==== Information shown

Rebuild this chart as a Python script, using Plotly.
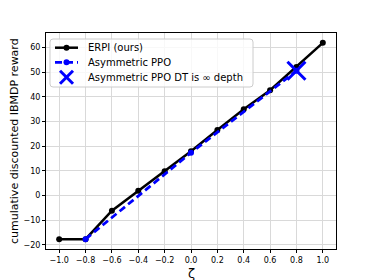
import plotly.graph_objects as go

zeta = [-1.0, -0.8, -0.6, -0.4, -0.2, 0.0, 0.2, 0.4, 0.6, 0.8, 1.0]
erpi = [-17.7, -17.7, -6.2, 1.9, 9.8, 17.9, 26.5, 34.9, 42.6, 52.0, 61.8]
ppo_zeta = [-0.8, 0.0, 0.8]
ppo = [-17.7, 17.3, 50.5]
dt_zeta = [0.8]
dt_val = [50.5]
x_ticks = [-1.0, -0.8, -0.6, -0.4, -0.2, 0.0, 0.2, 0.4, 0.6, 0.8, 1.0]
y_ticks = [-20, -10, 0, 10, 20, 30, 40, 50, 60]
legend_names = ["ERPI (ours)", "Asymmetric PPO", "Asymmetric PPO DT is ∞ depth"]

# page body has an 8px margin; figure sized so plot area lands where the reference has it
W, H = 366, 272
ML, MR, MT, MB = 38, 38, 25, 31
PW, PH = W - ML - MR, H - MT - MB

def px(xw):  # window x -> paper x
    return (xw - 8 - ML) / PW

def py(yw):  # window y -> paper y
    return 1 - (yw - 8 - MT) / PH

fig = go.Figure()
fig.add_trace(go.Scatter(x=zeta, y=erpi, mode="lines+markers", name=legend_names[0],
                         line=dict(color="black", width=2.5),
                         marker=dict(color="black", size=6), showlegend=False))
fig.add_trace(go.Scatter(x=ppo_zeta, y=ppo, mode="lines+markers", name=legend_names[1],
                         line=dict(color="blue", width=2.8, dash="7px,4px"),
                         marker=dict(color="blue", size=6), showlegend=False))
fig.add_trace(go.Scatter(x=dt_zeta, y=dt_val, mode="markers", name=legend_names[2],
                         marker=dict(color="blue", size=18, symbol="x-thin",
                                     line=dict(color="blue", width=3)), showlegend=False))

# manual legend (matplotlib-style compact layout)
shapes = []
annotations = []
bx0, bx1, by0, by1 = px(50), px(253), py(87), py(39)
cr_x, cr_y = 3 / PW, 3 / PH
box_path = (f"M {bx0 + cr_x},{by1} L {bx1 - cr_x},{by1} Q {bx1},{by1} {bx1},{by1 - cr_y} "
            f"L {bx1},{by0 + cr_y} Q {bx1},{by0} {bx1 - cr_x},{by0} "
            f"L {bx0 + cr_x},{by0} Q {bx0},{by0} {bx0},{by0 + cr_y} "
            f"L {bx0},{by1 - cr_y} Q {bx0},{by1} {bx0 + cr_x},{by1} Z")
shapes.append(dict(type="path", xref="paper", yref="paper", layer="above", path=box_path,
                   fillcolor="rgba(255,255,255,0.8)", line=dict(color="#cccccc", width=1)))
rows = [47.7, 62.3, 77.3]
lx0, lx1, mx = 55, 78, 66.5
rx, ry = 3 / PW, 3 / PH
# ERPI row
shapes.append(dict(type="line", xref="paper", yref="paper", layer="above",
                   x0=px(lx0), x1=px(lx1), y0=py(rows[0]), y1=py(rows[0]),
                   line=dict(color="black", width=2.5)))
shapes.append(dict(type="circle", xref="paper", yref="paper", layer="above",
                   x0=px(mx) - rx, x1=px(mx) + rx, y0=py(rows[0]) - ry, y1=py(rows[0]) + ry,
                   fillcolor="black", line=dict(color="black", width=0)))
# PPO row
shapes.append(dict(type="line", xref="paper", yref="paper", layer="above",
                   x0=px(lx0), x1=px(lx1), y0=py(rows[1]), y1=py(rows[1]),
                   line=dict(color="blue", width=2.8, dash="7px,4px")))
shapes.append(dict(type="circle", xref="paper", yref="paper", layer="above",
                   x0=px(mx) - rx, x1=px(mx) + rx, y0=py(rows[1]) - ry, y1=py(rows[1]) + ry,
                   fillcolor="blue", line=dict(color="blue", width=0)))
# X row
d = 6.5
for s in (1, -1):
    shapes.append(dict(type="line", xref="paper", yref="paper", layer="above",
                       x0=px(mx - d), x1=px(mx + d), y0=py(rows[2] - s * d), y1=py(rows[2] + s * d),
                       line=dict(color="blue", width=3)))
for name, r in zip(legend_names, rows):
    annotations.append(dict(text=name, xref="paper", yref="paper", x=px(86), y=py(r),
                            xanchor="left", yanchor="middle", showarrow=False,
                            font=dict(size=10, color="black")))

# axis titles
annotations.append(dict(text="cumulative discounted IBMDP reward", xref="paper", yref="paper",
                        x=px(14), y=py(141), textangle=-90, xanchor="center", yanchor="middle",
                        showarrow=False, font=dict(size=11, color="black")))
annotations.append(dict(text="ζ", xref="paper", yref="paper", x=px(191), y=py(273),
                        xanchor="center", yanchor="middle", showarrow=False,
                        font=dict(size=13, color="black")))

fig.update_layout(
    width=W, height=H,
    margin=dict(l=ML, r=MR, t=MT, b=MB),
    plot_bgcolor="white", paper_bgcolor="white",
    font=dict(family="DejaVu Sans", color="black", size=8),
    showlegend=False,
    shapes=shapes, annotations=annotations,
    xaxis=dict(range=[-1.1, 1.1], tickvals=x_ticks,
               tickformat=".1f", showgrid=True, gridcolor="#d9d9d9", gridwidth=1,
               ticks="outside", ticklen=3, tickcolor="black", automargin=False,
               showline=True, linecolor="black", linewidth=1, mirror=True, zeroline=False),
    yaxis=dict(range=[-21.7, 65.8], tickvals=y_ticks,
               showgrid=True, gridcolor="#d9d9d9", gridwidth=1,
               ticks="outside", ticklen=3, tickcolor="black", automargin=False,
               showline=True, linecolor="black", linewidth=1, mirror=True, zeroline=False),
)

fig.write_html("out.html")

========

**Task description**
Leave the images out, please, and restate each line word for word.

**Finished answer**
Rebuild this chart as a Python script, using Plotly.
import plotly.graph_objects as go

zeta = [-1.0, -0.8, -0.6, -0.4, -0.2, 0.0, 0.2, 0.4, 0.6, 0.8, 1.0]
erpi = [-17.7, -17.7, -6.2, 1.9, 9.8, 17.9, 26.5, 34.9, 42.6, 52.0, 61.8]
ppo_zeta = [-0.8, 0.0, 0.8]
ppo = [-17.7, 17.3, 50.5]
dt_zeta = [0.8]
dt_val = [50.5]
x_ticks = [-1.0, -0.8, -0.6, -0.4, -0.2, 0.0, 0.2, 0.4, 0.6, 0.8, 1.0]
y_ticks = [-20, -10, 0, 10, 20, 30, 40, 50, 60]
legend_names = ["ERPI (ours)", "Asymmetric PPO", "Asymmetric PPO DT is ∞ depth"]

# page body has an 8px margin; figure sized so plot area lands where the reference has it
W, H = 366, 272
ML, MR, MT, MB = 38, 38, 25, 31
PW, PH = W - ML - MR, H - MT - MB

def px(xw):  # window x -> paper x
    return (xw - 8 - ML) / PW

def py(yw):  # window y -> paper y
    return 1 - (yw - 8 - MT) / PH

fig = go.Figure()
fig.add_trace(go.Scatter(x=zeta, y=erpi, mode="lines+markers", name=legend_names[0],
                         line=dict(color="black", width=2.5),
                         marker=dict(color="black", size=6), showlegend=False))
fig.add_trace(go.Scatter(x=ppo_zeta, y=ppo, mode="lines+markers", name=legend_names[1],
                         line=dict(color="blue", width=2.8, dash="7px,4px"),
                         marker=dict(color="blue", size=6), showlegend=False))
fig.add_trace(go.Scatter(x=dt_zeta, y=dt_val, mode="markers", name=legend_names[2],
                         marker=dict(color="blue", size=18, symbol="x-thin",
                                     line=dict(color="blue", width=3)), showlegend=False))

# manual legend (matplotlib-style compact layout)
shapes = []
annotations = []
bx0, bx1, by0, by1 = px(50), px(253), py(87), py(39)
cr_x, cr_y = 3 / PW, 3 / PH
box_path = (f"M {bx0 + cr_x},{by1} L {bx1 - cr_x},{by1} Q {bx1},{by1} {bx1},{by1 - cr_y} "
            f"L {bx1},{by0 + cr_y} Q {bx1},{by0} {bx1 - cr_x},{by0} "
            f"L {bx0 + cr_x},{by0} Q {bx0},{by0} {bx0},{by0 + cr_y} "
            f"L {bx0},{by1 - cr_y} Q {bx0},{by1} {bx0 + cr_x},{by1} Z")
shapes.append(dict(type="path", xref="paper", yref="paper", layer="above", path=box_path,
                   fillcolor="rgba(255,255,255,0.8)", line=dict(color="#cccccc", width=1)))
rows = [47.7, 62.3, 77.3]
lx0, lx1, mx = 55, 78, 66.5
rx, ry = 3 / PW, 3 / PH
# ERPI row
shapes.append(dict(type="line", xref="paper", yref="paper", layer="above",
                   x0=px(lx0), x1=px(lx1), y0=py(rows[0]), y1=py(rows[0]),
                   line=dict(color="black", width=2.5)))
shapes.append(dict(type="circle", xref="paper", yref="paper", layer="above",
                   x0=px(mx) - rx, x1=px(mx) + rx, y0=py(rows[0]) - ry, y1=py(rows[0]) + ry,
                   fillcolor="black", line=dict(color="black", width=0)))
# PPO row
shapes.append(dict(type="line", xref="paper", yref="paper", layer="above",
                   x0=px(lx0), x1=px(lx1), y0=py(rows[1]), y1=py(rows[1]),
                   line=dict(color="blue", width=2.8, dash="7px,4px")))
shapes.append(dict(type="circle", xref="paper", yref="paper", layer="above",
                   x0=px(mx) - rx, x1=px(mx) + rx, y0=py(rows[1]) - ry, y1=py(rows[1]) + ry,
                   fillcolor="blue", line=dict(color="blue", width=0)))
# X row
d = 6.5
for s in (1, -1):
    shapes.append(dict(type="line", xref="paper", yref="paper", layer="above",
                       x0=px(mx - d), x1=px(mx + d), y0=py(rows[2] - s * d), y1=py(rows[2] + s * d),
                       line=dict(color="blue", width=3)))
for name, r in zip(legend_names, rows):
    annotations.append(dict(text=name, xref="paper", yref="paper", x=px(86), y=py(r),
                            xanchor="left", yanchor="middle", showarrow=False,
                            font=dict(size=10, color="black")))

# axis titles
annotations.append(dict(text="cumulative discounted IBMDP reward", xref="paper", yref="paper",
                        x=px(14), y=py(141), textangle=-90, xanchor="center", yanchor="middle",
                        showarrow=False, font=dict(size=11, color="black")))
annotations.append(dict(text="ζ", xref="paper", yref="paper", x=px(191), y=py(273),
                        xanchor="center", yanchor="middle", showarrow=False,
                        font=dict(size=13, color="black")))

fig.update_layout(
    width=W, height=H,
    margin=dict(l=ML, r=MR, t=MT, b=MB),
    plot_bgcolor="white", paper_bgcolor="white",
    font=dict(family="DejaVu Sans", color="black", size=8),
    showlegend=False,
    shapes=shapes, annotations=annotations,
    xaxis=dict(range=[-1.1, 1.1], tickvals=x_ticks,
               tickformat=".1f", showgrid=True, gridcolor="#d9d9d9", gridwidth=1,
               ticks="outside", ticklen=3, tickcolor="black", automargin=False,
               showline=True, linecolor="black", linewidth=1, mirror=True, zeroline=False),
    yaxis=dict(range=[-21.7, 65.8], tickvals=y_ticks,
               showgrid=True, gridcolor="#d9d9d9", gridwidth=1,
               ticks="outside", ticklen=3, tickcolor="black", automargin=False,
               showline=True, linecolor="black", linewidth=1, mirror=True, zeroline=False),
)

fig.write_html("out.html")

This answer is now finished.